--- Information shown ---

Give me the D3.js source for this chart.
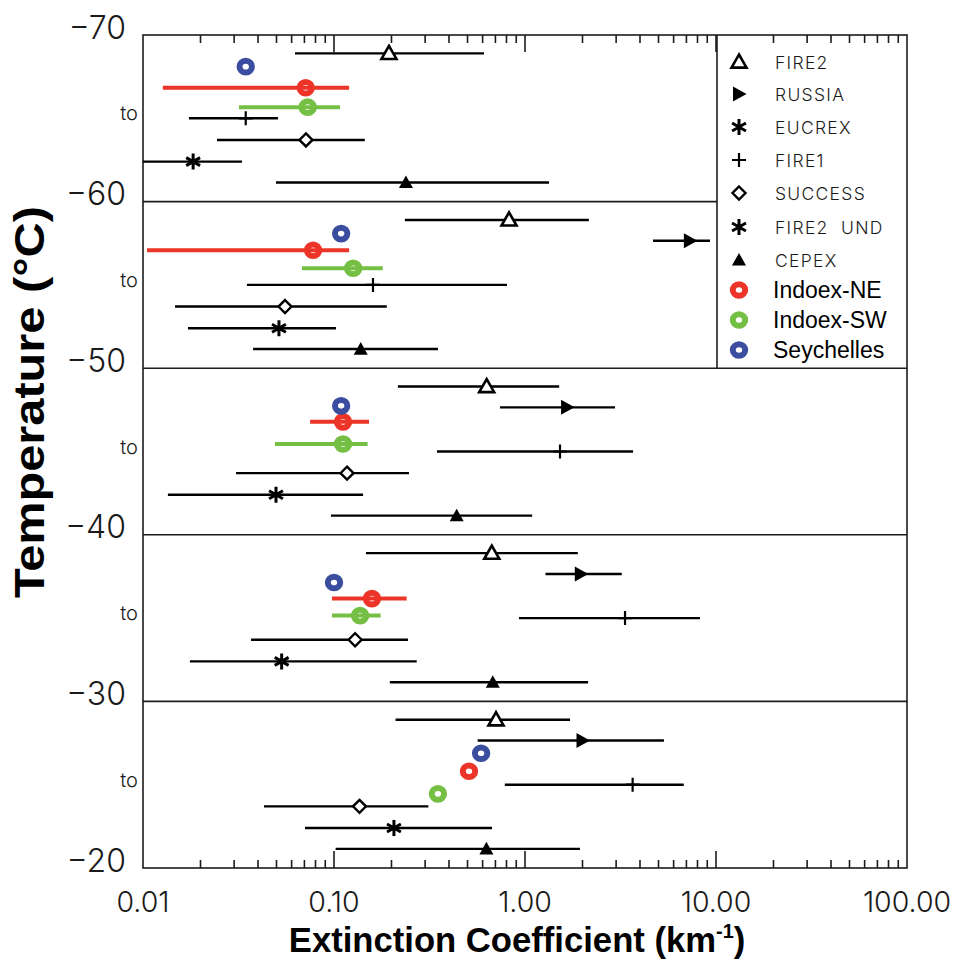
<!DOCTYPE html>
<html>
<head>
<meta charset="utf-8">
<script src="https://cdn.jsdelivr.net/npm/d3@7"></script>
<style>
  html, body { margin: 0; padding: 0; background: #fff; }
  svg { display: block; }
  .thin { font-family: "Inter", "Open Sans", "Liberation Sans", sans-serif; font-weight: 300; fill: #1a1a1a; }
  .arial { font-family: "Liberation Sans", Arial, sans-serif; fill: #000; }
</style>
</head>
<body>
<svg id="chart" width="962" height="961"></svg>
<script>
// Temperature bands (upper bound of each 10 °C band) and y-axis ticks
const bandTops = [-70, -60, -50, -40, -30];
const yTickValues = [-70, -60, -50, -40, -30, -20];
const xTickValues = [0.01, 0.1, 1, 10, 100];
const xTickLabels = ["0.01", "0.10", "1.00", "10.00", "100.00"];

// Aircraft campaigns: median extinction and range per band, row = depth (°C) inside the band
const fire2Mid = [0.194, 0.825, 0.63, 0.67, 0.705];
const fire2Lo  = [0.0625, 0.235, 0.216, 0.147, 0.21];
const fire2Hi  = [0.61, 2.16, 1.51, 1.89, 1.72];

const russiaMid = [null, 7.3, 1.66, 1.96, 2.0];
const russiaLo  = [null, 4.68, 0.74, 1.28, 0.565];
const russiaHi  = [null, 9.3, 2.96, 3.21, 5.34];

const eucrexMid = [null, null, null, null, null];
const eucrexLo  = [null, null, null, null, null];
const eucrexHi  = [null, null, null, null, null];

const fire1Mid = [0.0345, 0.16, 1.525, 3.34, 3.66];
const fire1Lo  = [0.0174, 0.035, 0.346, 0.93, 0.784];
const fire1Hi  = [0.0509, 0.805, 3.68, 8.24, 6.78];

const successMid = [0.0713, 0.0554, 0.117, 0.129, 0.136];
const successLo  = [0.0244, 0.0147, 0.0307, 0.0368, 0.043];
const successHi  = [0.145, 0.189, 0.247, 0.244, 0.312];

const fire2undMid = [0.0183, 0.0515, 0.0497, 0.0532, 0.206];
const fire2undLo  = [0.01, 0.0172, 0.0135, 0.0176, 0.0705];
const fire2undHi  = [0.033, 0.1024, 0.142, 0.271, 0.672];

const cepexMid = [0.238, 0.138, 0.439, 0.678, 0.628];
const cepexLo  = [0.0497, 0.0377, 0.0964, 0.196, 0.102];
const cepexHi  = [1.336, 0.35, 1.09, 2.14, 1.94];

const campaignRows = [1.1, 2.35, 3.6, 5.0, 6.3, 7.6, 8.85];

// INDOEX / Seychelles results: extinction, range and depth (°C) inside the band
const neMid = [0.0711, 0.0777, 0.1115, 0.158, 0.509];
const neLo  = [0.0127, 0.0105, 0.075, 0.0976, null];
const neHi  = [0.12, 0.12, 0.1525, 0.24, null];
const neRow = [3.17, 2.92, 3.22, 3.83, 4.19];

const swMid = [0.0728, 0.126, 0.1115, 0.137, 0.35];
const swLo  = [0.0318, 0.068, 0.0491, 0.0976, null];
const swHi  = [0.1075, 0.18, 0.15, 0.1755, null];
const swRow = [4.33, 4.0, 4.55, 4.85, 5.55];

const seyMid = [0.0345, 0.109, 0.109, 0.1, 0.589];
const seyRow = [1.9, 1.92, 2.26, 2.86, 3.11];

const campaignNames = ["FIRE2", "RUSSIA", "EUCREX", "FIRE1", "SUCCESS", "FIRE2  UND", "CEPEX"];
const campaignSymbols = ["triOpen", "triRight", "asterisk", "plus", "diamond", "asterisk", "triFilled"];
const ownNames = ["Indoex-NE", "Indoex-SW", "Seychelles"];
const ownColors = ["#ec3429", "#74bf44", "#3a4d9f"];

const campaigns = campaignNames.map((name, i) => ({
  name, symbol: campaignSymbols[i], row: campaignRows[i],
  mid: [fire2Mid, russiaMid, eucrexMid, fire1Mid, successMid, fire2undMid, cepexMid][i],
  lo:  [fire2Lo, russiaLo, eucrexLo, fire1Lo, successLo, fire2undLo, cepexLo][i],
  hi:  [fire2Hi, russiaHi, eucrexHi, fire1Hi, successHi, fire2undHi, cepexHi][i]
}));
const ownSeries = [
  { name: ownNames[0], color: ownColors[0], mid: neMid, lo: neLo, hi: neHi, row: neRow },
  { name: ownNames[1], color: ownColors[1], mid: swMid, lo: swLo, hi: swHi, row: swRow },
  { name: ownNames[2], color: ownColors[2], mid: seyMid, lo: seyMid.map(() => null), hi: seyMid.map(() => null), row: seyRow }
];

const svg = d3.select("#chart");
const plotLeft = 143, plotRight = 907, plotTop = 35, plotBottom = 868;
const legendLeft = 717;

const x = d3.scaleLog().domain([0.01, 100]).range([plotLeft, plotRight]);
const y = d3.scaleLinear().domain([-70, -20]).range([plotTop, plotBottom]);

const ink = "#1c1c1c";

// Marker shapes
function drawMarker(g, type, cx, cy) {
  const p = d3.path();
  if (type === "triOpen") {
    const s = 7.5;
    p.moveTo(cx, cy - s); p.lineTo(cx + s, cy + s * 0.75); p.lineTo(cx - s, cy + s * 0.75); p.closePath();
    g.append("path").attr("d", p.toString()).attr("fill", "#fff").attr("stroke", "#000").attr("stroke-width", 2.6);
  } else if (type === "triFilled") {
    const s = 7;
    p.moveTo(cx, cy - s); p.lineTo(cx + s, cy + s * 0.8); p.lineTo(cx - s, cy + s * 0.8); p.closePath();
    g.append("path").attr("d", p.toString()).attr("fill", "#000");
  } else if (type === "triRight") {
    const s = 7.5;
    p.moveTo(cx + s, cy); p.lineTo(cx - s * 0.8, cy - s); p.lineTo(cx - s * 0.8, cy + s); p.closePath();
    g.append("path").attr("d", p.toString()).attr("fill", "#000");
  } else if (type === "diamond") {
    const s = 6.5;
    p.moveTo(cx, cy - s); p.lineTo(cx + s, cy); p.lineTo(cx, cy + s); p.lineTo(cx - s, cy); p.closePath();
    g.append("path").attr("d", p.toString()).attr("fill", "#fff").attr("stroke", "#000").attr("stroke-width", 2.4);
  } else if (type === "asterisk") {
    const s = 8;
    for (const a of [90, 30, 150]) {
      const r = a * Math.PI / 180;
      p.moveTo(cx - s * Math.cos(r), cy - s * Math.sin(r));
      p.lineTo(cx + s * Math.cos(r), cy + s * Math.sin(r));
    }
    g.append("path").attr("d", p.toString()).attr("stroke", "#000").attr("stroke-width", 3).attr("fill", "none");
  } else if (type === "plus") {
    const s = 7;
    p.moveTo(cx, cy - s); p.lineTo(cx, cy + s);
    p.moveTo(cx - s, cy); p.lineTo(cx + s, cy);
    g.append("path").attr("d", p.toString()).attr("stroke", "#000").attr("stroke-width", 2.2).attr("fill", "none");
  }
}
function drawRing(g, cx, cy, color) {
  g.append("ellipse").attr("cx", cx).attr("cy", cy).attr("rx", 6.2).attr("ry", 5.8)
    .attr("fill", "none").attr("stroke", color).attr("stroke-width", 6);
}

// Frame and band separators
const frame = svg.append("g");
frame.append("rect").attr("x", plotLeft).attr("y", plotTop).attr("width", plotRight - plotLeft).attr("height", plotBottom - plotTop)
  .attr("fill", "none").attr("stroke", ink).attr("stroke-width", 1.6);
yTickValues.slice(1, -1).forEach(v => {
  const xr = v === -60 ? legendLeft : plotRight;
  frame.append("line").attr("x1", plotLeft).attr("x2", xr).attr("y1", y(v)).attr("y2", y(v))
    .attr("stroke", ink).attr("stroke-width", 1.6);
});
// Legend box (upper right, spanning the two coldest bands)
frame.append("line").attr("x1", legendLeft).attr("x2", legendLeft).attr("y1", y(-70)).attr("y2", y(-50))
  .attr("stroke", ink).attr("stroke-width", 1.6);

// Log ticks on top and bottom edges
const allTicks = x.ticks();
const isMajor = v => xTickValues.some(t => Math.abs(Math.log10(v) - Math.log10(t)) < 1e-6);
const tickG = svg.append("g").attr("stroke", ink).attr("stroke-width", 1.6);
allTicks.forEach(v => {
  if (v <= 0.0100001 || v >= 99.999) return;
  const len = isMajor(v) ? 17 : 8;
  tickG.append("line").attr("x1", x(v)).attr("x2", x(v)).attr("y1", plotTop).attr("y2", plotTop + len);
  tickG.append("line").attr("x1", x(v)).attr("x2", x(v)).attr("y1", plotBottom).attr("y2", plotBottom - len);
});

// X tick labels
svg.append("g").selectAll("text").data(xTickValues).join("text")
  .attr("class", "thin").attr("x", d => x(d)).attr("y", 912)
  .attr("text-anchor", "middle")
  .attr("font-size", 28.5).text((d, i) => xTickLabels[i]);

// Y tick labels (band limits)
svg.append("g").selectAll("text").data(yTickValues).join("text")
  .attr("class", "thin").attr("x", 126).attr("y", d => y(d) - 8)
  .attr("text-anchor", "end").attr("dominant-baseline", "central")
  .attr("font-size", 32).text(d => d3.format("d")(d));

// "to" between band limits
svg.append("g").selectAll("text").data(bandTops).join("text")
  .attr("class", "thin").attr("x", 129).attr("y", d => y(d + 5) - 5)
  .attr("text-anchor", "middle").attr("dominant-baseline", "central")
  .attr("font-size", 20).text("to");

// Campaign ranges and medians
const campG = svg.append("g");
campaigns.forEach(c => {
  bandTops.forEach((b, i) => {
    if (c.mid[i] == null) return;
    const cy = y(b + c.row);
    campG.append("line").attr("x1", x(c.lo[i])).attr("x2", x(c.hi[i])).attr("y1", cy).attr("y2", cy)
      .attr("stroke", "#000").attr("stroke-width", 2.4);
    drawMarker(campG, c.symbol, x(c.mid[i]), cy);
  });
});

// INDOEX and Seychelles ranges and medians
const ownG = svg.append("g");
ownSeries.forEach(s => {
  bandTops.forEach((b, i) => {
    const cy = y(b + s.row[i]);
    if (s.lo[i] != null) {
      ownG.append("line").attr("x1", x(s.lo[i])).attr("x2", x(s.hi[i])).attr("y1", cy).attr("y2", cy)
        .attr("stroke", s.color).attr("stroke-width", 4);
    }
  });
});
ownSeries.forEach(s => {
  bandTops.forEach((b, i) => drawRing(ownG, x(s.mid[i]), y(b + s.row[i]), s.color));
});

// Legend entries
const legG = svg.append("g");
const legX = 739, legTextX = 775;
const legRowsCamp = [62, 94, 127, 160, 193, 227, 260];
const legRowsOwn = [290, 320, 350];
campaigns.forEach((c, i) => {
  drawMarker(legG, c.symbol, legX, legRowsCamp[i]);
  legG.append("text").attr("class", "thin").attr("x", legTextX).attr("y", legRowsCamp[i])
    .attr("dominant-baseline", "central").attr("font-size", 17.5).attr("letter-spacing", 1.3)
    .style("white-space", "pre").text(c.name);
});
ownSeries.forEach((s, i) => {
  drawRing(legG, legX, legRowsOwn[i], s.color);
  legG.append("text").attr("class", "arial").attr("x", legTextX - 2).attr("y", legRowsOwn[i])
    .attr("dominant-baseline", "central").attr("font-size", 23).text(s.name);
});

// Axis titles
svg.append("text").attr("class", "arial").attr("font-weight", "bold").attr("font-size", 42)
  .attr("transform", "translate(44,402) rotate(-90)").attr("text-anchor", "middle")
  .attr("textLength", 392).attr("lengthAdjust", "spacingAndGlyphs")
  .text("Temperature (°C)");
const xt = svg.append("text").attr("class", "arial").attr("font-weight", "bold").attr("font-size", 35)
  .attr("transform", "translate(517,952) scale(0.99,1)").attr("text-anchor", "middle");
xt.append("tspan").text("Extinction Coefficient (km");
xt.append("tspan").attr("font-size", 20).attr("dy", -14).text("-1");
xt.append("tspan").attr("dy", 14).text(")");
</script>
</body>
</html>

---

## Exercise description
Every line from the top of the material above through the line with "2.96, 3.21, 5.34];" should be duplicated exactly, please; leave out the pictures.

## Answer to the task
Give me the D3.js source for this chart.
<!DOCTYPE html>
<html>
<head>
<meta charset="utf-8">
<script src="https://cdn.jsdelivr.net/npm/d3@7"></script>
<style>
  html, body { margin: 0; padding: 0; background: #fff; }
  svg { display: block; }
  .thin { font-family: "Inter", "Open Sans", "Liberation Sans", sans-serif; font-weight: 300; fill: #1a1a1a; }
  .arial { font-family: "Liberation Sans", Arial, sans-serif; fill: #000; }
</style>
</head>
<body>
<svg id="chart" width="962" height="961"></svg>
<script>
// Temperature bands (upper bound of each 10 °C band) and y-axis ticks
const bandTops = [-70, -60, -50, -40, -30];
const yTickValues = [-70, -60, -50, -40, -30, -20];
const xTickValues = [0.01, 0.1, 1, 10, 100];
const xTickLabels = ["0.01", "0.10", "1.00", "10.00", "100.00"];

// Aircraft campaigns: median extinction and range per band, row = depth (°C) inside the band
const fire2Mid = [0.194, 0.825, 0.63, 0.67, 0.705];
const fire2Lo  = [0.0625, 0.235, 0.216, 0.147, 0.21];
const fire2Hi  = [0.61, 2.16, 1.51, 1.89, 1.72];

const russiaMid = [null, 7.3, 1.66, 1.96, 2.0];
const russiaLo  = [null, 4.68, 0.74, 1.28, 0.565];
const russiaHi  = [null, 9.3, 2.96, 3.21, 5.34];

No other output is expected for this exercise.